▶ Work to complete: Your job is to retype all of the data word for word, leaving every image out.

▶ Dataset content:
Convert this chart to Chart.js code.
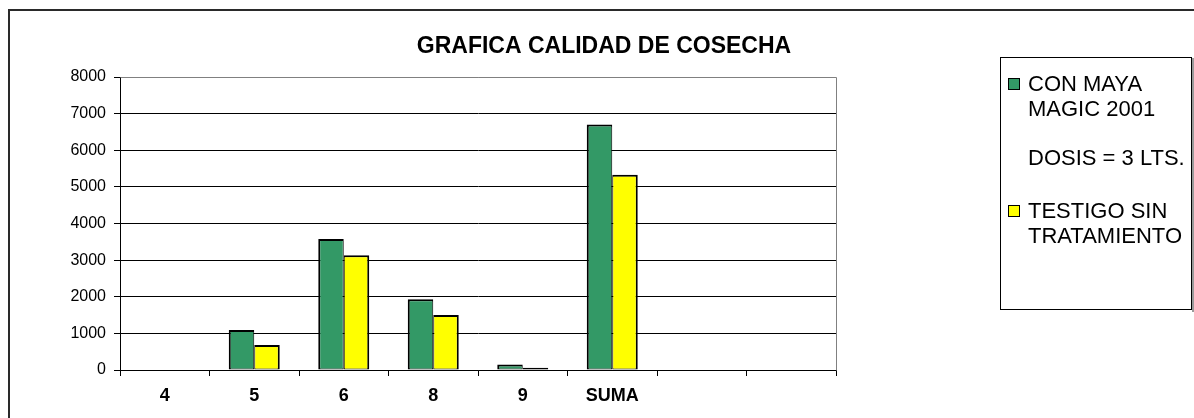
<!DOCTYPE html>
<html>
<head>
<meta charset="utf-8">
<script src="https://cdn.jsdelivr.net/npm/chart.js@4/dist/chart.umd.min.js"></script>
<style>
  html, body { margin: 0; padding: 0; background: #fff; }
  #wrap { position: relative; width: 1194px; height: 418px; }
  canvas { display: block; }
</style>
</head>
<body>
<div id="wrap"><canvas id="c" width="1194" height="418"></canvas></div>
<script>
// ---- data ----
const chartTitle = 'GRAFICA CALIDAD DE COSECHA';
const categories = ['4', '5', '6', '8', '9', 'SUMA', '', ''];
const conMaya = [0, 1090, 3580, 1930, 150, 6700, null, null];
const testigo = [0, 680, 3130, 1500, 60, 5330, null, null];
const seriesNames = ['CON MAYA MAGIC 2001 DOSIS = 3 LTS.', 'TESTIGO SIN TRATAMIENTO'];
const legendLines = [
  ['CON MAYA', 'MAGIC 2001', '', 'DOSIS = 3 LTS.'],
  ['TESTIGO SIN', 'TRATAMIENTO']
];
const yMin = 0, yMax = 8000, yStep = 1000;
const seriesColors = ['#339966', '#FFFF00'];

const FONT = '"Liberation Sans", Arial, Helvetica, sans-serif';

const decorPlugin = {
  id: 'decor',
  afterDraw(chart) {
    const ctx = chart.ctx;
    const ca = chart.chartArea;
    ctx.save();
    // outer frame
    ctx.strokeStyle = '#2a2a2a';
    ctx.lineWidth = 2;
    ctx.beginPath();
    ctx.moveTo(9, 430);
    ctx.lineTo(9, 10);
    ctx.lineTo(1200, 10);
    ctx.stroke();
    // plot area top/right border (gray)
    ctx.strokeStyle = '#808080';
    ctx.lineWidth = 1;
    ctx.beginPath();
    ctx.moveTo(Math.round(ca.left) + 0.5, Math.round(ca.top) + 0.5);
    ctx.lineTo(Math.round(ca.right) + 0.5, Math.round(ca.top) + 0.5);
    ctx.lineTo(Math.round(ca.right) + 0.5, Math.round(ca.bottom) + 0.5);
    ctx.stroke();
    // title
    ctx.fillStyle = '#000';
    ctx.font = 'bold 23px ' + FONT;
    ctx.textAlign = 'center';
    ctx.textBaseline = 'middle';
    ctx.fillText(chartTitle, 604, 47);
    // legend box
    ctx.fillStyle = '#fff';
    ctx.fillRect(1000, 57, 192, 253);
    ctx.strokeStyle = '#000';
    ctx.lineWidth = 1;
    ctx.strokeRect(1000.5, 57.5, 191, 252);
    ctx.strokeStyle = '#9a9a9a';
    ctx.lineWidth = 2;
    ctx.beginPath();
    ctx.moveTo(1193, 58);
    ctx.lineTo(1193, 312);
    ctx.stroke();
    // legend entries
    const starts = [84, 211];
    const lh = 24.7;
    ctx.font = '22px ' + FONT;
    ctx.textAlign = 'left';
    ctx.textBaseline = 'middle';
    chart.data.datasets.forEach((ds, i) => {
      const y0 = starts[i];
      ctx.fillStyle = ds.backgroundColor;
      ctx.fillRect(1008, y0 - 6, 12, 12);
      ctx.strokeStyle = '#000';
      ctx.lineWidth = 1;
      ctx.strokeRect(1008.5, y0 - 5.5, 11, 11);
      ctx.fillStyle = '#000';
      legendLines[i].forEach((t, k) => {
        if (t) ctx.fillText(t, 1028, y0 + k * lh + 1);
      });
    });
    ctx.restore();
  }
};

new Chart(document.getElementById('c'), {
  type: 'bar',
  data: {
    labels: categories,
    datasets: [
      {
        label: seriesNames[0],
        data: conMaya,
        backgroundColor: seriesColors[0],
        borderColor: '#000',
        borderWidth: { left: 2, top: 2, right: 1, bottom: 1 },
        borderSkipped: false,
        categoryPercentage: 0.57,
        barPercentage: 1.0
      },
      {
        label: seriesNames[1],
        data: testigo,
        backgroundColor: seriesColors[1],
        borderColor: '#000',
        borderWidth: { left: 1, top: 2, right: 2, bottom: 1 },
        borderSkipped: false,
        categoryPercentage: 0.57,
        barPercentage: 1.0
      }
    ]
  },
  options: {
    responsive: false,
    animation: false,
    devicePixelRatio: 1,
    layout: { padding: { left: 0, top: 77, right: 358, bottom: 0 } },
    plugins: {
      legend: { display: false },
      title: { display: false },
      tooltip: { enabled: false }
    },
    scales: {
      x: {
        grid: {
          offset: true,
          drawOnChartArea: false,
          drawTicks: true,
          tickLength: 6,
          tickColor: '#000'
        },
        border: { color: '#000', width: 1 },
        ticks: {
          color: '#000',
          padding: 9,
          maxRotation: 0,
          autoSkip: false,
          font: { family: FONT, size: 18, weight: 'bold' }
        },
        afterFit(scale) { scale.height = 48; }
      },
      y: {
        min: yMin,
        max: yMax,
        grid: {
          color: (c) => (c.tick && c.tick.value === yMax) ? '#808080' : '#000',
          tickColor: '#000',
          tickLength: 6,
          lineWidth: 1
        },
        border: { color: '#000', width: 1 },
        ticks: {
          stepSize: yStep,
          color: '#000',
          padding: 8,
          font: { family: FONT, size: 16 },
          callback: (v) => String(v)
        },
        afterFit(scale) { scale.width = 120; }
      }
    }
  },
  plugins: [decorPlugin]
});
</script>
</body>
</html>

▶ Output below:
Convert this chart to Chart.js code.
<!DOCTYPE html>
<html>
<head>
<meta charset="utf-8">
<script src="https://cdn.jsdelivr.net/npm/chart.js@4/dist/chart.umd.min.js"></script>
<style>
  html, body { margin: 0; padding: 0; background: #fff; }
  #wrap { position: relative; width: 1194px; height: 418px; }
  canvas { display: block; }
</style>
</head>
<body>
<div id="wrap"><canvas id="c" width="1194" height="418"></canvas></div>
<script>
// ---- data ----
const chartTitle = 'GRAFICA CALIDAD DE COSECHA';
const categories = ['4', '5', '6', '8', '9', 'SUMA', '', ''];
const conMaya = [0, 1090, 3580, 1930, 150, 6700, null, null];
const testigo = [0, 680, 3130, 1500, 60, 5330, null, null];
const seriesNames = ['CON MAYA MAGIC 2001 DOSIS = 3 LTS.', 'TESTIGO SIN TRATAMIENTO'];
const legendLines = [
  ['CON MAYA', 'MAGIC 2001', '', 'DOSIS = 3 LTS.'],
  ['TESTIGO SIN', 'TRATAMIENTO']
];
const yMin = 0, yMax = 8000, yStep = 1000;
const seriesColors = ['#339966', '#FFFF00'];

const FONT = '"Liberation Sans", Arial, Helvetica, sans-serif';

const decorPlugin = {
  id: 'decor',
  afterDraw(chart) {
    const ctx = chart.ctx;
    const ca = chart.chartArea;
    ctx.save();
    // outer frame
    ctx.strokeStyle = '#2a2a2a';
    ctx.lineWidth = 2;
    ctx.beginPath();
    ctx.moveTo(9, 430);
    ctx.lineTo(9, 10);
    ctx.lineTo(1200, 10);
    ctx.stroke();
    // plot area top/right border (gray)
    ctx.strokeStyle = '#808080';
    ctx.lineWidth = 1;
    ctx.beginPath();
    ctx.moveTo(Math.round(ca.left) + 0.5, Math.round(ca.top) + 0.5);
    ctx.lineTo(Math.round(ca.right) + 0.5, Math.round(ca.top) + 0.5);
    ctx.lineTo(Math.round(ca.right) + 0.5, Math.round(ca.bottom) + 0.5);
    ctx.stroke();
    // title
    ctx.fillStyle = '#000';
    ctx.font = 'bold 23px ' + FONT;
    ctx.textAlign = 'center';
    ctx.textBaseline = 'middle';
    ctx.fillText(chartTitle, 604, 47);
    // legend box
    ctx.fillStyle = '#fff';
    ctx.fillRect(1000, 57, 192, 253);
    ctx.strokeStyle = '#000';
    ctx.lineWidth = 1;
    ctx.strokeRect(1000.5, 57.5, 191, 252);
    ctx.strokeStyle = '#9a9a9a';
    ctx.lineWidth = 2;
    ctx.beginPath();
    ctx.moveTo(1193, 58);
    ctx.lineTo(1193, 312);
    ctx.stroke();
    // legend entries
    const starts = [84, 211];
    const lh = 24.7;
    ctx.font = '22px ' + FONT;
    ctx.textAlign = 'left';
    ctx.textBaseline = 'middle';
    chart.data.datasets.forEach((ds, i) => {
      const y0 = starts[i];
      ctx.fillStyle = ds.backgroundColor;
      ctx.fillRect(1008, y0 - 6, 12, 12);
      ctx.strokeStyle = '#000';
      ctx.lineWidth = 1;
      ctx.strokeRect(1008.5, y0 - 5.5, 11, 11);
      ctx.fillStyle = '#000';
      legendLines[i].forEach((t, k) => {
        if (t) ctx.fillText(t, 1028, y0 + k * lh + 1);
      });
    });
    ctx.restore();
  }
};

new Chart(document.getElementById('c'), {
  type: 'bar',
  data: {
    labels: categories,
    datasets: [
      {
        label: seriesNames[0],
        data: conMaya,
        backgroundColor: seriesColors[0],
        borderColor: '#000',
        borderWidth: { left: 2, top: 2, right: 1, bottom: 1 },
        borderSkipped: false,
        categoryPercentage: 0.57,
        barPercentage: 1.0
      },
      {
        label: seriesNames[1],
        data: testigo,
        backgroundColor: seriesColors[1],
        borderColor: '#000',
        borderWidth: { left: 1, top: 2, right: 2, bottom: 1 },
        borderSkipped: false,
        categoryPercentage: 0.57,
        barPercentage: 1.0
      }
    ]
  },
  options: {
    responsive: false,
    animation: false,
    devicePixelRatio: 1,
    layout: { padding: { left: 0, top: 77, right: 358, bottom: 0 } },
    plugins: {
      legend: { display: false },
      title: { display: false },
      tooltip: { enabled: false }
    },
    scales: {
      x: {
        grid: {
          offset: true,
          drawOnChartArea: false,
          drawTicks: true,
          tickLength: 6,
          tickColor: '#000'
        },
        border: { color: '#000', width: 1 },
        ticks: {
          color: '#000',
          padding: 9,
          maxRotation: 0,
          autoSkip: false,
          font: { family: FONT, size: 18, weight: 'bold' }
        },
        afterFit(scale) { scale.height = 48; }
      },
      y: {
        min: yMin,
        max: yMax,
        grid: {
          color: (c) => (c.tick && c.tick.value === yMax) ? '#808080' : '#000',
          tickColor: '#000',
          tickLength: 6,
          lineWidth: 1
        },
        border: { color: '#000', width: 1 },
        ticks: {
          stepSize: yStep,
          color: '#000',
          padding: 8,
          font: { family: FONT, size: 16 },
          callback: (v) => String(v)
        },
        afterFit(scale) { scale.width = 120; }
      }
    }
  },
  plugins: [decorPlugin]
});
</script>
</body>
</html>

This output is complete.